Sister and I saw Rita two or three times after that. She had four children. The first and fourth had the same father. The middle two had different fathers. They were younger than my sister and I. At that time, I was 17, Sister was 15, and the four kids were Boy 14, Girl 13, Boy 9 and Boy 3 (I think). Talk about starting over! Rita wanted Sister and I to come to the wedding, which was taking place out-of-state because there were no blood tests or waiting periods there. It was not well planned or organized. It was to take place quickly!

I arranged to switch work shifts and drove to Dad's house. I met Rita's ex-husband's brother, his wife, and their two children. Their oldest was named Mick and he was my age. I thought he was quite cute. We drove to the wedding chapel (think Las Vegas like) and to a restaurant. Then I had to get back to work. Rita sneakily suggested that Mick take me home. She winked at me and I thought that this new stepmother might be quite cool. Mick and I chatted and I learned that Rita had been married three or four times before. Mick didn't seem too taken with Rita. I thought at first it was because Rita wasn't with Mick's uncle anymore.

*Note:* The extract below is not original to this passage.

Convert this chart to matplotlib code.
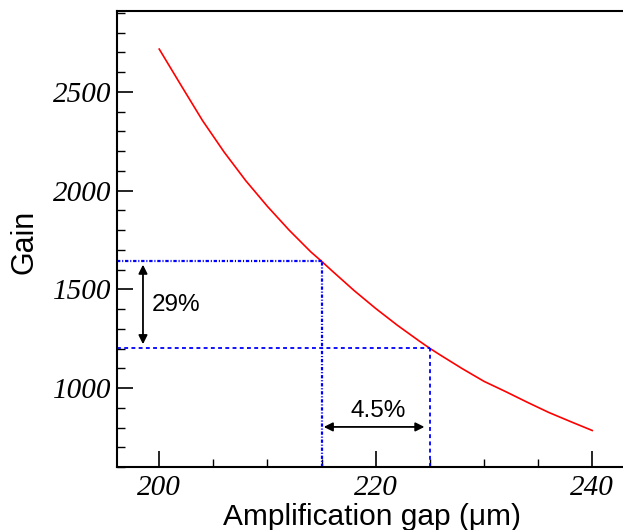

That weekend I visited. Rita asked if I would watch the kids so she and Dad could go out. I said sure. She suggested Mick and his brother come over too. So we ordered pizza and they all visited. Mick and I found time to sneak away and get to know each other a bit more. The next weekend I was asked to babysit again. I mentioned Mick might visit and Rita flipped out and said he wasn't invited. I was confused but said "okay." Then she and Dad came home early, to make sure Mick wasn't there. I didn't understand what had happened.

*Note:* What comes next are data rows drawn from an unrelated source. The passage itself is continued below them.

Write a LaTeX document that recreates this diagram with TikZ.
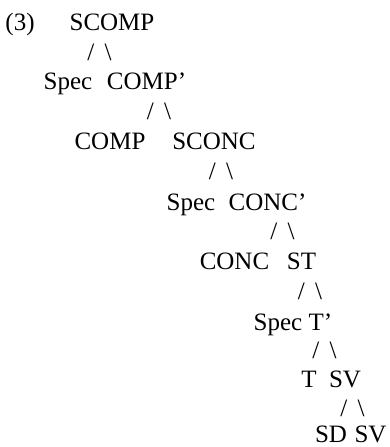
\documentclass[tikz,border=0pt]{standalone}
\usepackage{fontspec}
\setmainfont{Liberation Serif}
\usetikzlibrary{positioning}

\begin{document}
\begin{tikzpicture}[x=1pt,y=-1pt]
	\tikzstyle{cat}=[inner sep=0pt,anchor=base,font=\fontsize{25}{30}\selectfont]
	\tikzstyle{branch}=[cat]
	\newcommand{\branches}{/\hspace{0.42em}\textbackslash}
	\useasboundingbox (0,0) rectangle (390,447);
	
	%
	% example number and root
	%
	\node [cat] (num) at (20,30) {(3)};
	\node [cat] (SCOMP) at (112,30) {SCOMP};
	\node [branch] (br-SCOMP) at (99.5,60) {\branches};
	
	%
	% COMP level
	%
	\node [cat] (spec-COMP) at (68,89) {Spec};
	\node [cat] (COMPbar) at (146.5,89) {COMP’};
	\node [branch] (br-COMPbar) at (159,119) {\branches};
	\node [cat] (COMP) at (110,149) {COMP};
	\node [cat] (SCONC) at (214,149) {SCONC};
	\node [branch] (br-SCONC) at (221,179) {\branches};
	
	%
	% CONC level
	%
	\node [cat] (spec-CONC) at (191,210) {Spec};
	\node [cat] (CONCbar) at (267.5,210) {CONC’};
	\node [branch] (br-CONCbar) at (282.5,239) {\branches};
	\node [cat] (CONC) at (234.5,269) {CONC};
	\node [cat] (ST) at (301.5,269) {ST};
	\node [branch] (br-ST) at (310,299) {\branches};
	
	%
	% T level
	%
	\node [cat] (spec-T) at (278,330) {Spec};
	\node [cat] (Tbar) at (320.5,330) {T’};
	\node [branch] (br-Tbar) at (324.5,358) {\branches};
	\node [cat] (T) at (309,387) {T};
	\node [cat] (SV) at (345,387) {SV};
	\node [branch] (br-SV) at (352.5,416) {\branches};
	\node [cat] (SD) at (331,442) {SD};
	\node [cat] (SV-low) at (370.5,442) {SV};
	
\end{tikzpicture}
\end{document}
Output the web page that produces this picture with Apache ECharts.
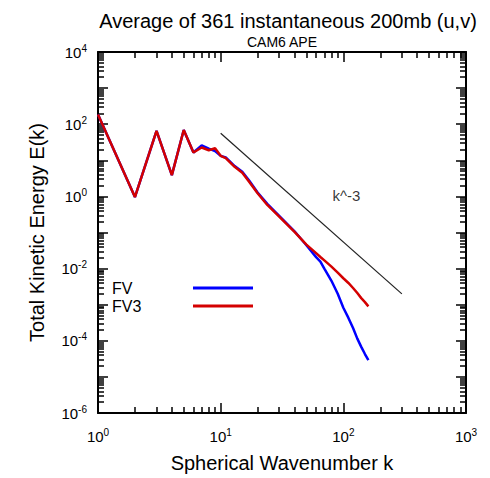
<!DOCTYPE html>
<html><head><meta charset="utf-8">
<script src="https://cdn.jsdelivr.net/npm/echarts@6/dist/echarts.min.js"></script>
<style>html,body{margin:0;padding:0;background:#fff}#c{width:490px;height:478px}</style>
</head><body><div id="c"></div>
<script>
// ---- data ----
const wavenumbers = [1,2,3,4,5,6,7,8,9,10,11,13,15,17,20,24,30,40,50,60,65,70,80,90,100,110,120,130,140,150,160];
const fvEnergy  = [186,0.96,65,3.9,69,16.5,26,21,18,13.3,12,6.9,4.8,2.8,1.28,0.62,0.29,0.108,0.0445,0.0208,0.0157,0.0100,0.0046,0.0020,0.00082,0.00043,0.000225,0.000115,0.000068,0.000043,0.000029];
const fv3Energy = [186,0.96,65,3.9,69,16.5,22.6,19,21.5,13.3,11.5,6.6,4.5,2.6,1.22,0.58,0.275,0.104,0.046,0.0268,0.021,0.0169,0.0113,0.0077,0.0054,0.0040,0.0029,0.0021,0.00152,0.00118,0.0009];
const refWavenumbers = [10, 300];
const refEnergy = [56, 0.002];
const refLabelPos = [107, 1];
const refLabel = 'k^-3';
const seriesNames = ['FV', 'FV3'];
const xMajorTicks = [1, 10, 100, 1000];
const xLabelTicks = [1, 10, 100, 1000];
const yMajorTicks = [1e-6,1e-5,1e-4,1e-3,1e-2,1e-1,1,10,100,1000,10000];
const yLabelTicks = [1e-6,1e-4,1e-2,1,100,10000];
const minorMantissas = [2,3,4,5,6,7,8,9];
const xDecades = [1, 10, 100];
const yDecades = [1e-6,1e-5,1e-4,1e-3,1e-2,1e-1,1,10,100,1000];
const titleText = 'Average of 361 instantaneous 200mb (u,v)';
const subtitleText = 'CAM6 APE';
const xName = 'Spherical Wavenumber k';
const yName = 'Total Kinetic Energy E(k)';

// ---- helpers ----
const FONT = '"Liberation Sans", Arial, Helvetica, sans-serif';
function minorTicksOf(decades) {
  const out = [];
  decades.forEach(d => minorMantissas.forEach(m => out.push(parseFloat((m * d).toPrecision(6)))));
  return out;
}
function sup(v) {
  const e = Math.round(Math.log10(v));
  return '{b|10}{s|' + e + '}';
}
const rich = {
  b: { fontSize: 15, fontFamily: FONT, color: '#000' },
  s: { fontSize: 10, fontFamily: FONT, color: '#000', padding: [0, 0, 8, 0] }
};
const lineStyleAxis = { color: '#000', width: 2 };
function makeAxis(opts) {
  return Object.assign({
    type: 'log', logBase: 10,
    splitLine: { show: false },
    axisLine: { show: false, lineStyle: lineStyleAxis },
    axisLabel: { show: false },
    axisTick: { show: false },
    minorTick: { show: false },
    minorSplitLine: { show: false }
  }, opts);
}
function axisSet(kind, min, max, major, labels, minor) {
  const posA = kind === 'x' ? 'bottom' : 'left';
  const posB = kind === 'x' ? 'top' : 'right';
  const tickMajor = (ticks) => ({ show: true, inside: true, length: 10, customValues: ticks, lineStyle: { color: '#000', width: 1.5 } });
  const tickMinor = (ticks) => ({ show: true, inside: true, length: 6, customValues: ticks, lineStyle: { color: '#000', width: 1.5 } });
  const main = makeAxis({
    position: posA, min, max,
    axisLine: { show: true, onZero: false, lineStyle: lineStyleAxis },
    axisTick: tickMajor(major),
    axisLabel: {
      show: true, customValues: labels, formatter: v => sup(v), rich,
      margin: kind === 'x' ? 14 : 11, hideOverlap: false
    },
    name: kind === 'x' ? xName : yName,
    nameLocation: 'middle',
    nameGap: kind === 'x' ? 40 : 51,
    nameTextStyle: { fontSize: 20, fontFamily: FONT, color: '#000' }
  });
  return [
    main,
    makeAxis({ position: posA, min, max, axisTick: tickMinor(minor) }),
    makeAxis({ position: posB, min, max, axisLine: { show: true, onZero: false, lineStyle: lineStyleAxis }, axisTick: tickMajor(major) }),
    makeAxis({ position: posB, min, max, axisTick: tickMinor(minor) })
  ];
}

const chart = echarts.init(document.getElementById('c'), null, { renderer: 'svg' });
chart.setOption({
  animation: false,
  backgroundColor: '#fff',
  title: [
    { text: titleText, left: 283, top: 6, textAlign: 'center',
      textStyle: { fontSize: 20, fontWeight: 'normal', fontFamily: FONT, color: '#000' } },
    { text: subtitleText, left: 277, top: 30, textAlign: 'center',
      textStyle: { fontSize: 14, fontWeight: 'normal', fontFamily: FONT, color: '#000' } }
  ],
  grid: { left: 98, top: 52, width: 368, height: 364, containLabel: false },
  legend: {
    data: seriesNames, orient: 'vertical', left: 112, top: 280, align: 'right', padding: 0,
    icon: 'rect', itemWidth: 60, itemHeight: 3, itemGap: 2,
    formatter: n => '{t|' + n + '}',
    textStyle: { rich: { t: { width: 76, align: 'left', fontSize: 16, lineHeight: 15, fontFamily: FONT, color: '#000' } } },
    selectedMode: false
  },
  xAxis: axisSet('x', 1, 1000, xMajorTicks, xLabelTicks, minorTicksOf(xDecades)),
  yAxis: axisSet('y', 1e-6, 1e4, yMajorTicks, yLabelTicks, minorTicksOf(yDecades)),
  series: [
    { name: seriesNames[0], type: 'line', xAxisIndex: 0, yAxisIndex: 0, symbol: 'none',
      lineStyle: { color: '#0000ff', width: 2.5 }, itemStyle: { color: '#0000ff' },
      data: wavenumbers.map((k, i) => [k, fvEnergy[i]]) },
    { name: seriesNames[1], type: 'line', xAxisIndex: 0, yAxisIndex: 0, symbol: 'none',
      lineStyle: { color: '#d40000', width: 2.5 }, itemStyle: { color: '#d40000' },
      data: wavenumbers.map((k, i) => [k, fv3Energy[i]]) },
    { name: 'ref', type: 'line', xAxisIndex: 0, yAxisIndex: 0, symbol: 'none',
      lineStyle: { color: '#222', width: 1.2 }, silent: true,
      data: refWavenumbers.map((k, i) => [k, refEnergy[i]]) },
    { name: 'refLabel', type: 'scatter', xAxisIndex: 0, yAxisIndex: 0, symbolSize: 1, silent: true,
      itemStyle: { color: 'rgba(0,0,0,0)' },
      label: { show: true, position: [0, 0], align: 'center', verticalAlign: 'middle',
        formatter: refLabel, fontSize: 15, fontFamily: FONT, color: '#000', textBorderWidth: 0 },
      data: [refLabelPos] }
  ]
});
</script></body></html>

Rita was odd - one moment she wanted me to call her Mom. The next she wanted to be treated like a sister. One moment she was ultra-conservative. The next she was discussing she and my father's love life - in detail. One moment she was kind and sweet. The next her face would change and she'd be an angry witch.

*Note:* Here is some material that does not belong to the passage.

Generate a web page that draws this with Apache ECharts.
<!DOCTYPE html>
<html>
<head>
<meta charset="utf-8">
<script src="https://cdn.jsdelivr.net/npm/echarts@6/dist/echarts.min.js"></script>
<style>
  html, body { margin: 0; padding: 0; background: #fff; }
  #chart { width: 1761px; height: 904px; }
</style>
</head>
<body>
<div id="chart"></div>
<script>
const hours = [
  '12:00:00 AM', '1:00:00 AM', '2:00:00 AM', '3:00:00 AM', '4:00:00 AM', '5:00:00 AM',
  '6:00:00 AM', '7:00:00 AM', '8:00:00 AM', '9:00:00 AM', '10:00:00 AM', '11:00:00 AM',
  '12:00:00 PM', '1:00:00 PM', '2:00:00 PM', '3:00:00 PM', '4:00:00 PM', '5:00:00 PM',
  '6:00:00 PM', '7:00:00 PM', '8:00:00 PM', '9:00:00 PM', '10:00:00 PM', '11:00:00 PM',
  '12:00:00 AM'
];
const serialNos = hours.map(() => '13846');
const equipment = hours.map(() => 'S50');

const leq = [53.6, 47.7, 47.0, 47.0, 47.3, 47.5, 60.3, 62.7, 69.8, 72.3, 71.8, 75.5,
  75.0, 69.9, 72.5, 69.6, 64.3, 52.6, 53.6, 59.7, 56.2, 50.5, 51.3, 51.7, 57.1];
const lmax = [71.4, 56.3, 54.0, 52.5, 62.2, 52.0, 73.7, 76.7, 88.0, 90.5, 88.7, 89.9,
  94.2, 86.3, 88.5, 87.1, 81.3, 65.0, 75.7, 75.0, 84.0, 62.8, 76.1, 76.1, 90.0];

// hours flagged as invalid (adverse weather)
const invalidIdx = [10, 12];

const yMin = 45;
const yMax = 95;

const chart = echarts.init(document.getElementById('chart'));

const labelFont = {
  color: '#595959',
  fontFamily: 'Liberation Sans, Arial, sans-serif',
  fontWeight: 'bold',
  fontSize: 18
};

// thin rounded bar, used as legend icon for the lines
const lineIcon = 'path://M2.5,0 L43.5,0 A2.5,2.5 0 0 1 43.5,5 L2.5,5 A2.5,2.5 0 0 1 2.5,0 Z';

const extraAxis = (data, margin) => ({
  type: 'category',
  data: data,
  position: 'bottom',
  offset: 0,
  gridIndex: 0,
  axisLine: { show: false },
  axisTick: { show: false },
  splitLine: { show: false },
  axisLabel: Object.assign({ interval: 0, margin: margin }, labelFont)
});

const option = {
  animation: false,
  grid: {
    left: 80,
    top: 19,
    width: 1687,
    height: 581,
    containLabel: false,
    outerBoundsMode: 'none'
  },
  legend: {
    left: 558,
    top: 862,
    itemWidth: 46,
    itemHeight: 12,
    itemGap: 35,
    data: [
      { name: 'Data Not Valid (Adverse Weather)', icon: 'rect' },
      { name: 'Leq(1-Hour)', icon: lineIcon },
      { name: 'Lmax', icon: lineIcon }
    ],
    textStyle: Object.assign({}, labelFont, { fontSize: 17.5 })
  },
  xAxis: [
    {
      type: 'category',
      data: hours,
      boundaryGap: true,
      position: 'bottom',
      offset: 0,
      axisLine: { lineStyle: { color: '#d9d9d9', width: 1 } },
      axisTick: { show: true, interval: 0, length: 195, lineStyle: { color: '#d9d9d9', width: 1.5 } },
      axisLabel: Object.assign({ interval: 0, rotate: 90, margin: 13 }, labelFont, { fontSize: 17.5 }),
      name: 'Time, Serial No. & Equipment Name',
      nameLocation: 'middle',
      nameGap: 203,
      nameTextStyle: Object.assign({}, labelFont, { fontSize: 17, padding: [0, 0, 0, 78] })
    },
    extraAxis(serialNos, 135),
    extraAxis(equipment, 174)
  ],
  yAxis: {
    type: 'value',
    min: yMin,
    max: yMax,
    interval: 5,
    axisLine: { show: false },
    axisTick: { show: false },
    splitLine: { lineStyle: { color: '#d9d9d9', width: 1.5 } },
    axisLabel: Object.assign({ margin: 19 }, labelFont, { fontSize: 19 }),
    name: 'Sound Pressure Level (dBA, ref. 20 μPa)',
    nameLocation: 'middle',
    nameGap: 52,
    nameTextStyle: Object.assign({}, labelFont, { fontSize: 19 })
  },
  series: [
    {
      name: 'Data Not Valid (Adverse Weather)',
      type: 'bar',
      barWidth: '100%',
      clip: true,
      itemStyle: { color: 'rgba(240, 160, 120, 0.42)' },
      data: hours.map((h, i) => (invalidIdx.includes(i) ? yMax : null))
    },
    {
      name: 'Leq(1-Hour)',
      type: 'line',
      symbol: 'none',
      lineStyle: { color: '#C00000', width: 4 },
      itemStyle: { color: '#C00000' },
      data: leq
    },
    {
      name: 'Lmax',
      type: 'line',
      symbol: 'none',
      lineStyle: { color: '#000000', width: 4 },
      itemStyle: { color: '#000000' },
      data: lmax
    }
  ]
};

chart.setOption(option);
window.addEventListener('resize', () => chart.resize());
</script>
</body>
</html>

Rita lived on a farm and raised Arabian horses for a living. She also barrel raced. I was ecstatic on learning this. I had always wanted a horse. I immediately wanted lessons, which she was glad to give. I also helped out with the other children and horse duties. One moment Rita was appreciative. The next she wanted me to get lost.

Rita and I clashed some. She wanted me to help with the younger children. Especially with homework and tutoring. But when I'd take an interest in their schoolwork and try to talk to the kids, she got irritated with me. She often wanted me to help out with the 3-year old. I loved the little guy and quickly developed a bond with him. He was desperate for attention and followed me everywhere. I grew concerned when bathing him. He had bruises all over. When I asked about them, Rita got aggravated. One day Rita and I got into a major argument. She wanted me to come out and help in the barn. However, I had just gotten the 3-year old down for a nap and was worried he would wander out of his room. She told me to lock him in his room. I refused - I would not lock him in his room and then go outside, across the large yard and into a barn. What if there was an emergency or fire? Rita got very upset and ordered me to do it. I refused. Later I spoke with my father and he took Rita's side. I was upset and vowed never to be put in the situation where I would have to lock a child in their room and leave the house.

That dispute was the beginning of the end of my relationship with Rita........(to be continued)

4 comments:

Kahless said...

Listening and waiting for the next instalment....

I think I see where this may be headed...

Hope you and your family are doing well.

prochaskas said...

I hope it is helpful to you to be writing this part of your story.

I'm here and listening, too.

lawyerchik said...

Looks like you had good instincts (mothering and otherwise) even then, Enola.

Rising Rainbow said...

Sometimes family just sucks. It sounds like this was a good group to put behind you.